- **WHAT NEEDS TO BE DONE**: Copy each line below in which the string "matplotlib" occurs.

- **MATERIAL**:
☆ ☆ ☆ ☆

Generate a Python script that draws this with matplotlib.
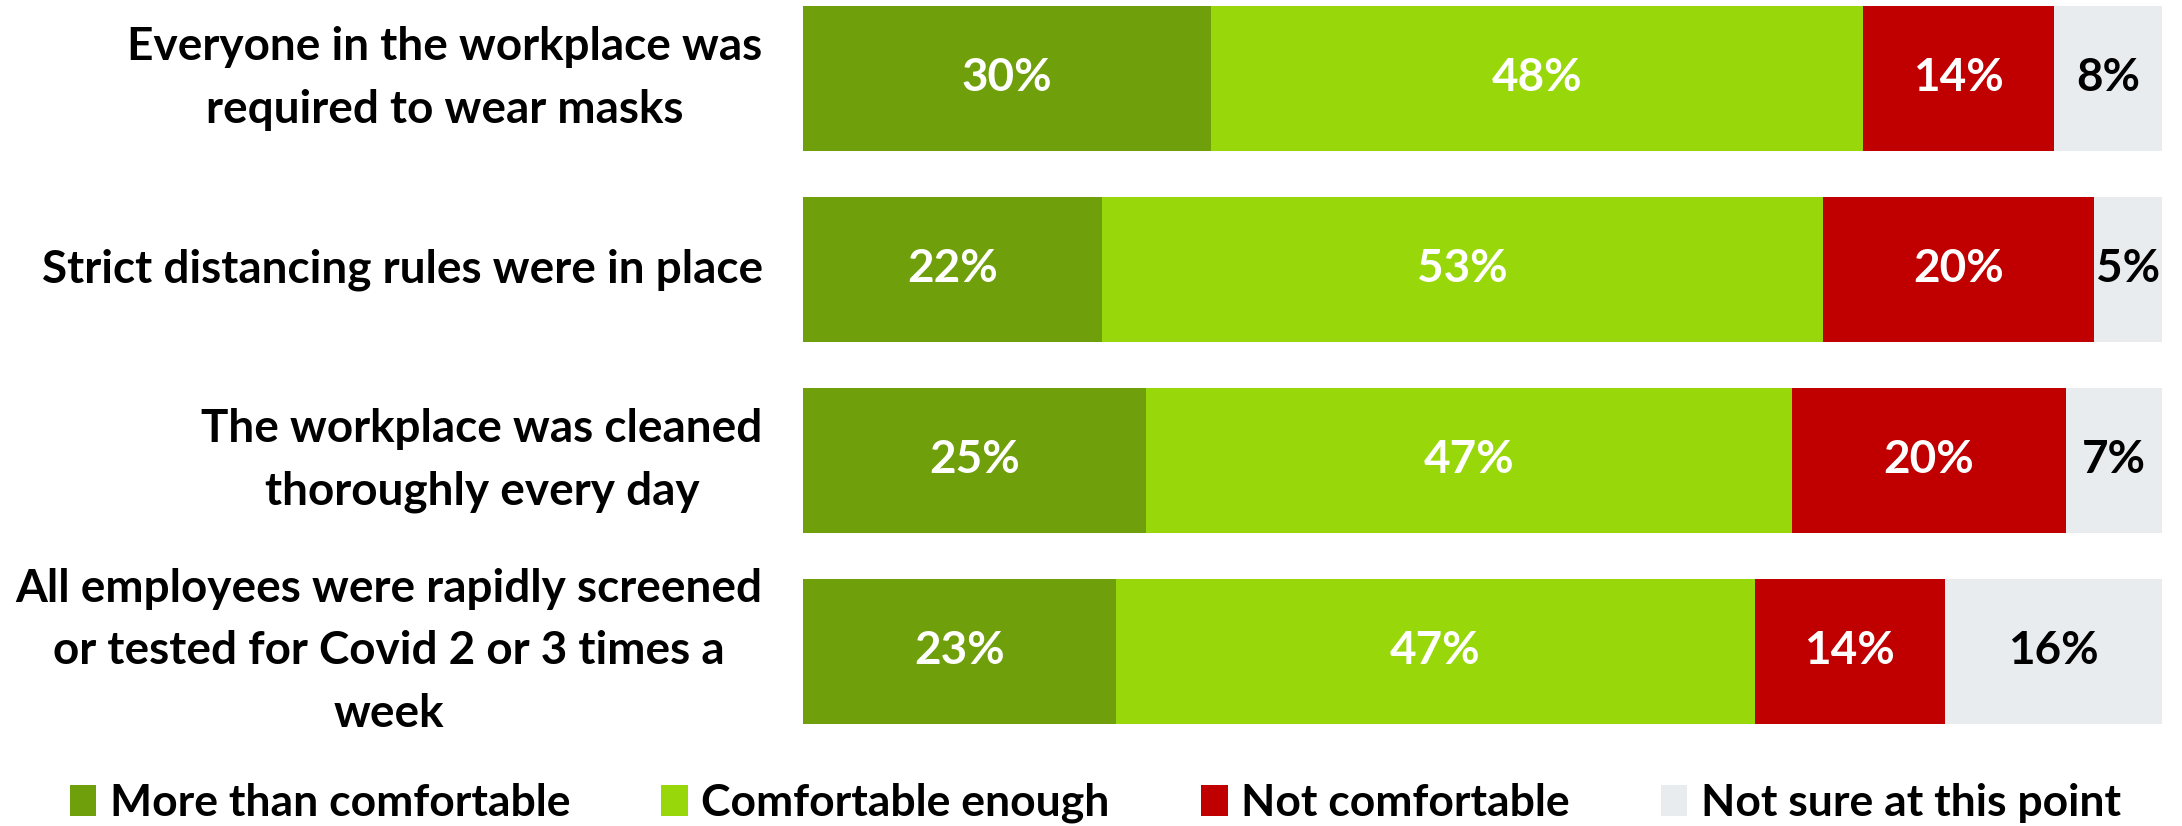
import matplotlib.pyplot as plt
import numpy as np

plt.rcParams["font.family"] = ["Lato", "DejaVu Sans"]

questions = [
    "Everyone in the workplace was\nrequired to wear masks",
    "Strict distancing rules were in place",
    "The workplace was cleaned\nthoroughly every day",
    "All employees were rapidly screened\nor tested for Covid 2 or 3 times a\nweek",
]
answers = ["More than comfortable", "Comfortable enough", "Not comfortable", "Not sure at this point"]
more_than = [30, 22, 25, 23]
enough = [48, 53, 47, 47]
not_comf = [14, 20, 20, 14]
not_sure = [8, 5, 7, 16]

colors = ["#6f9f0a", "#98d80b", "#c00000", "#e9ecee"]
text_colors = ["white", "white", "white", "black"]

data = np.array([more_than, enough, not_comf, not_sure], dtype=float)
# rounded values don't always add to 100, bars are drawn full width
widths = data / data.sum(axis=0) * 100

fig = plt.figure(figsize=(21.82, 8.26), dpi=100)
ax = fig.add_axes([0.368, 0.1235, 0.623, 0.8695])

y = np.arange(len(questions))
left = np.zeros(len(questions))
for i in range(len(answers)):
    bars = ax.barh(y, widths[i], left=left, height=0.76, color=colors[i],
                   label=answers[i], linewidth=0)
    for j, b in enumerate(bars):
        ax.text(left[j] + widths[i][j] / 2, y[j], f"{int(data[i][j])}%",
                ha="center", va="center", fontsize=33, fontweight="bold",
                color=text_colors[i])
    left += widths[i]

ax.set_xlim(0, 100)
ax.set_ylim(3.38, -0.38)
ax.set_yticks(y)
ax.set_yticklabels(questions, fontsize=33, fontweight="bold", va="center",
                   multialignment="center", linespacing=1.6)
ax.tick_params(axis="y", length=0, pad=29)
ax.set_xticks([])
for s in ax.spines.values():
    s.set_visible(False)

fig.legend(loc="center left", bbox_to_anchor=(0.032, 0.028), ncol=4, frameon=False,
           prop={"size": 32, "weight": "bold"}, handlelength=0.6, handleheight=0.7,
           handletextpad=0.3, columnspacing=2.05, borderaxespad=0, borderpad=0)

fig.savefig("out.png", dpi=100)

☆ ☆ ☆ ☆

- **ANSWER**:
Generate a Python script that draws this with matplotlib.
import matplotlib.pyplot as plt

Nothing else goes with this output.